The company’s adjusted operating income for the quarter was $607 million, which corresponds to an 11.8% margin. Cash generated from operations amounted to $818 million during the quarter, reinforcing operational liquidity.

Performance by Business Segment

Aptiv's segment analysis revealed that the Advanced Safety and User Experience division recorded net sales of $1.419 billion, marking a 3% year-over-year increase. The Engineered Components Group registered revenues of $1.644 billion, an uplift of 4%, while the Electrical Distribution Systems segment achieved $2.302 billion in sales, up 8% from the previous year.

In terms of adjusted operating income, there was a 17% decline to $161 million for the Advanced Safety and User Experience segment. Conversely, the Engineered Components Group experienced an 8% increase in operating income to $270 million. The Electrical Distribution Systems segment saw a slight 2% decline, with operating income at $176 million.

The company noted that adjusted operating income was influenced by several factors, including enhanced operational efficiency partly stemming from cost reduction efforts. Nonetheless, these improvements were counterbalanced somewhat by increased commodity prices and foreign exchange impacts totaling $66 million in the fourth quarter and accumulating to $207 million for the entire 2025 fiscal year.

Starting in the first quarter of 2026, Aptiv announced plans to rename its Advanced Safety and User Experience segment to "Intelligent Systems," and the Engineered Components Group will be rebranded as "Engineered Components."

Capital Allocation and Debt Position

Throughout 2025, Aptiv engaged in substantial shareholder returns, repurchasing and retiring 22.8 million shares for $1.5 billion. Additionally, the company repurchased $300 million in aggregate principal of certain senior notes. As of December 31, 2025, Aptiv had $2.1 billion remaining under its $5.0 billion share repurchase authorization.

Regarding its indebtedness, the firm’s long-term debt stood at $7.47 billion at year-end, with short-term debt amounting to $81 million, highlighting the company’s leverage structure as it manages its capital resources.

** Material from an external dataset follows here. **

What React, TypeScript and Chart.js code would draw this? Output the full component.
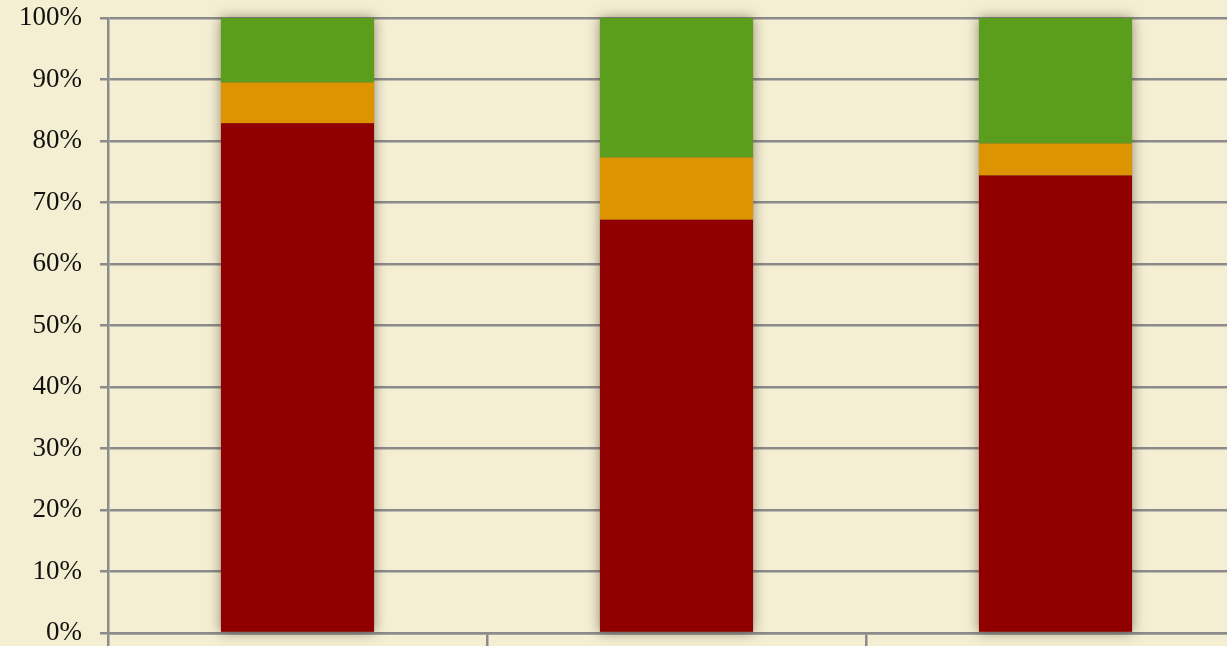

Forward-Looking Guidance and Strategic Plans

Looking ahead to 2026, Aptiv forecasted first-quarter net sales between $4.950 billion and $5.150 billion. The projected U.S. GAAP diluted EPS ranges from $0.60 to $0.80, which is notably below analyst expectations of $1.77. On an adjusted basis, EPS guidance for the quarter is set between $1.55 and $1.75, compared to a $1.92 consensus estimate.

For the full fiscal year 2026, the company anticipates total net sales ranging from $21.120 billion to $21.820 billion, broadly in line with analyst estimates of $21.126 billion. The forecasted U.S. GAAP diluted EPS is between $5.75 and $6.35, compared with estimates of $7.21, while adjusted EPS is projected to fall between $8.15 and $8.75, slightly below the $8.46 consensus.

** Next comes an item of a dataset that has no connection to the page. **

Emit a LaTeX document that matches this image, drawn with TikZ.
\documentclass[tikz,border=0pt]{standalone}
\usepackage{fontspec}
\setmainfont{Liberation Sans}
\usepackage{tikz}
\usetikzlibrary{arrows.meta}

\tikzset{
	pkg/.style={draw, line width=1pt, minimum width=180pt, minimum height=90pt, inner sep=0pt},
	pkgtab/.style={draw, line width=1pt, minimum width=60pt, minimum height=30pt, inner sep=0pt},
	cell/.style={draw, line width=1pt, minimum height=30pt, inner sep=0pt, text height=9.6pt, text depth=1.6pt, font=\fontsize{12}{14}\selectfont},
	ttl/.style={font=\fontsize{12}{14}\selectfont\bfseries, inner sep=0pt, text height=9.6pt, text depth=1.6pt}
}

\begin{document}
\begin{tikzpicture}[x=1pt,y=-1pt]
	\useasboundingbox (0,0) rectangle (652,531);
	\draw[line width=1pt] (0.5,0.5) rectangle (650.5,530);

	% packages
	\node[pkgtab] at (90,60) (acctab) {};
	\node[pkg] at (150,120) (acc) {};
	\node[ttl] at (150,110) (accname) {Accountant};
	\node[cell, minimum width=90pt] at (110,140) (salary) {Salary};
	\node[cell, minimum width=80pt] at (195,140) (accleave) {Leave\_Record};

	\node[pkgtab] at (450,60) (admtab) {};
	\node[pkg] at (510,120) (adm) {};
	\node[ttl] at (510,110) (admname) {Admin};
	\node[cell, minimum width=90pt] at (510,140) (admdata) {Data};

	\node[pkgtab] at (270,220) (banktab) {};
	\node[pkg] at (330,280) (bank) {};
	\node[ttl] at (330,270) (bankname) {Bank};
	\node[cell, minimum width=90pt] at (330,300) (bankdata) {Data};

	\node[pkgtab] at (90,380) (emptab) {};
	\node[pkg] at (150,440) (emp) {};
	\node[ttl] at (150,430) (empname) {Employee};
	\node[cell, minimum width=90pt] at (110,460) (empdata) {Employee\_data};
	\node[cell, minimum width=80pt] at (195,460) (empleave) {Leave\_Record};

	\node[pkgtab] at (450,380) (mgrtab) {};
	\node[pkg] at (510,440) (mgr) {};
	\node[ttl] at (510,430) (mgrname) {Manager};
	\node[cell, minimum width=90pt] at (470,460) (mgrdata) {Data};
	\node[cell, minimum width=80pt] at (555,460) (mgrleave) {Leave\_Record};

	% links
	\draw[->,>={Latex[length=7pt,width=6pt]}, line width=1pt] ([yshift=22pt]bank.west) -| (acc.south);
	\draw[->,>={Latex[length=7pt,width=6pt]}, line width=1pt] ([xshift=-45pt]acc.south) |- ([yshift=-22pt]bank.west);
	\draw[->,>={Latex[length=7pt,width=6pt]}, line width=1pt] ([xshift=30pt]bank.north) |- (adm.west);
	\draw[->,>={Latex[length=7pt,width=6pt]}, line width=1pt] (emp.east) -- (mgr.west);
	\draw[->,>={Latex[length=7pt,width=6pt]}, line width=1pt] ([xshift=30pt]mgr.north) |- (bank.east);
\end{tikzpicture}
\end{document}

Additionally, Aptiv reiterated its plans to spin off the Electrical Distribution Systems business into a separate entity named Versigent. This strategic move will result in two distinct companies, each with focused market opportunities and tailored capital allocation strategies. The company provided pro forma 2026 free cash flow guidance of $650 million to $850 million for the newly structured Aptiv and $200 million to $300 million for Versigent.

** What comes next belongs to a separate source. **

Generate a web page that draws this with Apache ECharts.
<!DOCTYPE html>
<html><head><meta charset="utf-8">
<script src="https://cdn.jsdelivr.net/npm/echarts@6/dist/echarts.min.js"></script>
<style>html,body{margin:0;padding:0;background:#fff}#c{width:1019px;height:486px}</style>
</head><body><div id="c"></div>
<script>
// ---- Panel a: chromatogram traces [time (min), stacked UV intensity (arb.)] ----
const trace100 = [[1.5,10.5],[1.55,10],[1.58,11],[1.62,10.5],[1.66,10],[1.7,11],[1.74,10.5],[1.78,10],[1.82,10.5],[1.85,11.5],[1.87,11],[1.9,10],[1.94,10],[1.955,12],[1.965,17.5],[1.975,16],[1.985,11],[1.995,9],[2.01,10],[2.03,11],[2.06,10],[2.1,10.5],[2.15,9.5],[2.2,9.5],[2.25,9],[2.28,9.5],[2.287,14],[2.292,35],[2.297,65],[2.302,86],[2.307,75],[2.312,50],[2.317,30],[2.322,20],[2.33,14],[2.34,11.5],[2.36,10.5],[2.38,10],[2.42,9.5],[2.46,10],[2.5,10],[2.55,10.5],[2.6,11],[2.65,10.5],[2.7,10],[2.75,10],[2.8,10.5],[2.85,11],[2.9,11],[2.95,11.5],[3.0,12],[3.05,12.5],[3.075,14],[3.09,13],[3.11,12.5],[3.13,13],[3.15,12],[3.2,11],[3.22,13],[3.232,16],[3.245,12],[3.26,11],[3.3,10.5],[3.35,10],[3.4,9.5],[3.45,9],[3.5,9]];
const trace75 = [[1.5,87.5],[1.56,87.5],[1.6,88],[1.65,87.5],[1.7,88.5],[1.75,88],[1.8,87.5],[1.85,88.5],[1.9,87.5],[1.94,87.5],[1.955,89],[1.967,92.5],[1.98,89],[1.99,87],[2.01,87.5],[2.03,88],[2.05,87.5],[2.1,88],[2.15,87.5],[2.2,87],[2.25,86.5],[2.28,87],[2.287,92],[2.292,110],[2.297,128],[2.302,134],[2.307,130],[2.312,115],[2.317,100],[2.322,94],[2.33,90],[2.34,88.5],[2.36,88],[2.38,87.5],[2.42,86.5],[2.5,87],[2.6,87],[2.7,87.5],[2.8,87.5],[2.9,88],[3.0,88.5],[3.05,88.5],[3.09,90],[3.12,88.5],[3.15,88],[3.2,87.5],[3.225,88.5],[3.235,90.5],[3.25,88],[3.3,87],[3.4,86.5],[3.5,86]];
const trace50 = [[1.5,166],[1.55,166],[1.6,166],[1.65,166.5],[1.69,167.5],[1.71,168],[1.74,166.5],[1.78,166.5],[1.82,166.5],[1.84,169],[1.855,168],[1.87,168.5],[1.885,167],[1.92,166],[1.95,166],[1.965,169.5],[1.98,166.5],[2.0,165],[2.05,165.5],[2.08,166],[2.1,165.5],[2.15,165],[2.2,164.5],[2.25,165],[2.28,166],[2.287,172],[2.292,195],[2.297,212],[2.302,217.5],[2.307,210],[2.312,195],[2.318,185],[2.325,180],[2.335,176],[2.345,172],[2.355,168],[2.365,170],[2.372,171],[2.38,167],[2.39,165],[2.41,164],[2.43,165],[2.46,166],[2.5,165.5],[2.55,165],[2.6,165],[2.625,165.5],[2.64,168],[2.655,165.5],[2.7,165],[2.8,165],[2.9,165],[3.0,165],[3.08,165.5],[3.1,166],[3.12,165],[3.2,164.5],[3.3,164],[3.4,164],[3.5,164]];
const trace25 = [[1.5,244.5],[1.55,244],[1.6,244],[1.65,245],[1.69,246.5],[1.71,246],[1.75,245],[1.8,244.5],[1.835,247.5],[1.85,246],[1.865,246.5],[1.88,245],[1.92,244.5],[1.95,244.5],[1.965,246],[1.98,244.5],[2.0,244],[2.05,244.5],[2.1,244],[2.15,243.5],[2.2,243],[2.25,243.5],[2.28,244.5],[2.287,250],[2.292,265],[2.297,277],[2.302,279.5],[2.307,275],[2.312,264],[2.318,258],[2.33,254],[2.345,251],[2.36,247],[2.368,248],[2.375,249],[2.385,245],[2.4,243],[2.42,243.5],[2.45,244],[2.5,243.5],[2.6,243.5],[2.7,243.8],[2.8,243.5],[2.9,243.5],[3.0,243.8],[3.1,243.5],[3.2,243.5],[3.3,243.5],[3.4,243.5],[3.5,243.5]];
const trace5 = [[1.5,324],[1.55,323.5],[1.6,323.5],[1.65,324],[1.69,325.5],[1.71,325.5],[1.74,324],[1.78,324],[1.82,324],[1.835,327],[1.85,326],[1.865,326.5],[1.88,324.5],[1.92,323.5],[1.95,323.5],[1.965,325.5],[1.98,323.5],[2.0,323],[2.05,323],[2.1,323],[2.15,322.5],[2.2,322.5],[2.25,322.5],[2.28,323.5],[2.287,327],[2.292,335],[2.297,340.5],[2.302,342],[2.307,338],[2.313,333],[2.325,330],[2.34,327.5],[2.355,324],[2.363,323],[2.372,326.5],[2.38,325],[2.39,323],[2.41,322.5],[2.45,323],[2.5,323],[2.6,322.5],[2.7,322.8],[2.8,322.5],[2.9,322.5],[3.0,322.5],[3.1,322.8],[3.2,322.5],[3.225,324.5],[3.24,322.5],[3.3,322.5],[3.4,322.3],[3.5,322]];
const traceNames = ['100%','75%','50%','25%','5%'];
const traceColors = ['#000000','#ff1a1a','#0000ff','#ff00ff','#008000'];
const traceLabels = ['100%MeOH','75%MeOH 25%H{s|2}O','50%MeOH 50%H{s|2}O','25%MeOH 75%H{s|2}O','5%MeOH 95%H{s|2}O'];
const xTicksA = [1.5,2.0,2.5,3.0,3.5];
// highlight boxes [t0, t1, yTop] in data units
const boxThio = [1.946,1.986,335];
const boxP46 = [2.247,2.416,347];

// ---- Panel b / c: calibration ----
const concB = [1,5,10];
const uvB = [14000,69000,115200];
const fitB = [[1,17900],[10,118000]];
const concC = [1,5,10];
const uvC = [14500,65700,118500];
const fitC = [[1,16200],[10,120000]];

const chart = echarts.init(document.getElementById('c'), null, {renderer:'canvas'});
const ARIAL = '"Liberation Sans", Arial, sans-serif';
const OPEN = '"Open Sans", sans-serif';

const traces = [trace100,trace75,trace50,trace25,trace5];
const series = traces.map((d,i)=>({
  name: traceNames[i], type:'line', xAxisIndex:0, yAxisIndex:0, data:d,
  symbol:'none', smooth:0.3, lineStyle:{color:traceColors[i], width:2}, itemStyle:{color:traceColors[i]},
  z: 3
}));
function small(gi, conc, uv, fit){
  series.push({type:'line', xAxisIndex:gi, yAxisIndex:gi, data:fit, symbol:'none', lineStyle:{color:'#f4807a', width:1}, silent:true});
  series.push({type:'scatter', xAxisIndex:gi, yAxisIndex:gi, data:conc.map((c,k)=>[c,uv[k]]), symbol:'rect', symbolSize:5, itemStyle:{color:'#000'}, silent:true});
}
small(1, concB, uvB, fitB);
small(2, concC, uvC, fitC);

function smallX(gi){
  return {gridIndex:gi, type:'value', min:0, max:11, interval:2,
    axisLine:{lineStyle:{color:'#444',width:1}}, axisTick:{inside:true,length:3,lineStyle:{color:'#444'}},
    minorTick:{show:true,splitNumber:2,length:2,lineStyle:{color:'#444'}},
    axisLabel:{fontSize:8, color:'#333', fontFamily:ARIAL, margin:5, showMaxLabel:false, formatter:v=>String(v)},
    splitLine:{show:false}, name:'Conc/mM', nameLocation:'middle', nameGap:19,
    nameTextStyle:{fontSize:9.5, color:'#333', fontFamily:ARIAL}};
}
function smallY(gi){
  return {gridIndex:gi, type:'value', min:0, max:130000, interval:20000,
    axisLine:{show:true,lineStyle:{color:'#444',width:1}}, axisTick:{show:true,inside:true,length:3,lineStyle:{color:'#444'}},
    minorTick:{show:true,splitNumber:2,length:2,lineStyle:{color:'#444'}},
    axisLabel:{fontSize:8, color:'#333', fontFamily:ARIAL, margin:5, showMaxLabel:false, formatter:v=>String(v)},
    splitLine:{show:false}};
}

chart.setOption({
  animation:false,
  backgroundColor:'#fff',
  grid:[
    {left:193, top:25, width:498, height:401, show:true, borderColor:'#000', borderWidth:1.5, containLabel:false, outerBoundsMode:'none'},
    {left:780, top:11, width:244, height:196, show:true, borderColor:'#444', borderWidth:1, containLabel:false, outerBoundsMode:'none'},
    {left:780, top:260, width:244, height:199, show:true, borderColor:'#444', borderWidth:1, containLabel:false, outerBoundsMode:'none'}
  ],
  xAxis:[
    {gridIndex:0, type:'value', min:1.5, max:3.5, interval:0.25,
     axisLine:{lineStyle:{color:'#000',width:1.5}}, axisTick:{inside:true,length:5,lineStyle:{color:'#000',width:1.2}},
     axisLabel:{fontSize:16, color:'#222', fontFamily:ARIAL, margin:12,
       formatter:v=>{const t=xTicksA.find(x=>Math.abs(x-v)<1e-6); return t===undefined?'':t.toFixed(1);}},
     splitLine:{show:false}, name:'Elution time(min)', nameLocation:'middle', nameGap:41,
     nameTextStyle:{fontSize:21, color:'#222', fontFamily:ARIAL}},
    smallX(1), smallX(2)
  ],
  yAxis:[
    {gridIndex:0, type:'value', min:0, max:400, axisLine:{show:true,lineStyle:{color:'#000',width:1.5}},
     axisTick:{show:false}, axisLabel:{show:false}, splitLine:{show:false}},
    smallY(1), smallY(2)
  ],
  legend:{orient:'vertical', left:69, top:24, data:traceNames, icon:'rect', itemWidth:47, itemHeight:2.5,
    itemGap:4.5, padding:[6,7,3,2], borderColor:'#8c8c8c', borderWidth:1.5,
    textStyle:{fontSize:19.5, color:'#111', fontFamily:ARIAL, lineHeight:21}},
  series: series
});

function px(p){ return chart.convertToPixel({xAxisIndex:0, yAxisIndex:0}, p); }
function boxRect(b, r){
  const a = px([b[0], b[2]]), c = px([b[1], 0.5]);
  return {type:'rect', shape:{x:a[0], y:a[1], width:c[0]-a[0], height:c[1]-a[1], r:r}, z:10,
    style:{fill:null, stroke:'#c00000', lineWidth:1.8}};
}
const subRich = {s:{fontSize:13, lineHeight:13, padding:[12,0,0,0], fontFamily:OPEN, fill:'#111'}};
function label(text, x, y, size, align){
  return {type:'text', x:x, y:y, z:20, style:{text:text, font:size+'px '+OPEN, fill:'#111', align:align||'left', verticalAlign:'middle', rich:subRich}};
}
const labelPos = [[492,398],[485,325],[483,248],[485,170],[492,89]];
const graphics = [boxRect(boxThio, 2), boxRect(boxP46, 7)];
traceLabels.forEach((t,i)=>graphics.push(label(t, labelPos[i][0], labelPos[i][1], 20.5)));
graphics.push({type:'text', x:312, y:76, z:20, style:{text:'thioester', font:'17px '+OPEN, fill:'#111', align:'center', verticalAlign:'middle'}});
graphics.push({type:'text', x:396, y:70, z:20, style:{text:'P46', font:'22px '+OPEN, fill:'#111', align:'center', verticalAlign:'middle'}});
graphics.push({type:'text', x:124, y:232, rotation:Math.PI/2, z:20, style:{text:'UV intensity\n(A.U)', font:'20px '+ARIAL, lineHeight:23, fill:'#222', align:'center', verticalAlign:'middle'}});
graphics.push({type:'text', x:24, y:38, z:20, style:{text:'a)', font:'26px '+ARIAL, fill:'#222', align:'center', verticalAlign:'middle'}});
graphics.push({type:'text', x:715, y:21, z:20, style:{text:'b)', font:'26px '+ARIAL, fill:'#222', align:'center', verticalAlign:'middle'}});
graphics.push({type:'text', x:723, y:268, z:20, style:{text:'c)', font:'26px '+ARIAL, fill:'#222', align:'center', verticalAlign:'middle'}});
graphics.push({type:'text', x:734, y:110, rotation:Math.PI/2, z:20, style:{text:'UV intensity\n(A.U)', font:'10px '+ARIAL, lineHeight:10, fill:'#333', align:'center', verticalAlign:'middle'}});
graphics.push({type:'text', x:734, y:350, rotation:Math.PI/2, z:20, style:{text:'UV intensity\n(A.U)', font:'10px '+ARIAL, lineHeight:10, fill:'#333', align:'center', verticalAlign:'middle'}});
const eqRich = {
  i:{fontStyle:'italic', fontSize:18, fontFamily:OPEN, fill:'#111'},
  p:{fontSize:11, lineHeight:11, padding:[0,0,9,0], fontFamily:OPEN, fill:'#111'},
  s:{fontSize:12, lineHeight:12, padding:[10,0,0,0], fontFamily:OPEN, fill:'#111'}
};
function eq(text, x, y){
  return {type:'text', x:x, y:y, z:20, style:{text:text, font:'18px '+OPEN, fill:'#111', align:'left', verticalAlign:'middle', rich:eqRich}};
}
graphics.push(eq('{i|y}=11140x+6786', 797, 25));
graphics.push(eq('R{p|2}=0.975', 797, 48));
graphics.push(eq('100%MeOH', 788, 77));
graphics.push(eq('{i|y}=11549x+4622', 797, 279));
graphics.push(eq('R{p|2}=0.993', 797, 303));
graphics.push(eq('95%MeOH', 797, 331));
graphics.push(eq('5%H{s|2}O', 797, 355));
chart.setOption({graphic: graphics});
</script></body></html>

Kevin Clark, Aptiv's chair and chief executive officer, emphasized that the spin-off will position both companies independently with optimized flexibility to pursue their unique paths in the market.

Market Response

The market reacted to the release with a decline in Aptiv’s shares, which fell 1.50% to $74.61 in premarket trading on Monday, reflecting investor caution amid lowered profit forecasts and strategic restructuring.

Risks
  • Lower-than-expected GAAP and adjusted earnings forecasts for 2026, below analyst estimates, could pressure financial performance.
  • Exposure to increased commodity costs and foreign currency fluctuations negatively impacted operating income in 2025.
  • The share repurchase program and debt levels represent capital allocation considerations amidst uncertain market conditions.
  • The spin-off execution entails operational and strategic risks impacting future performance of both New Aptiv and Versigent.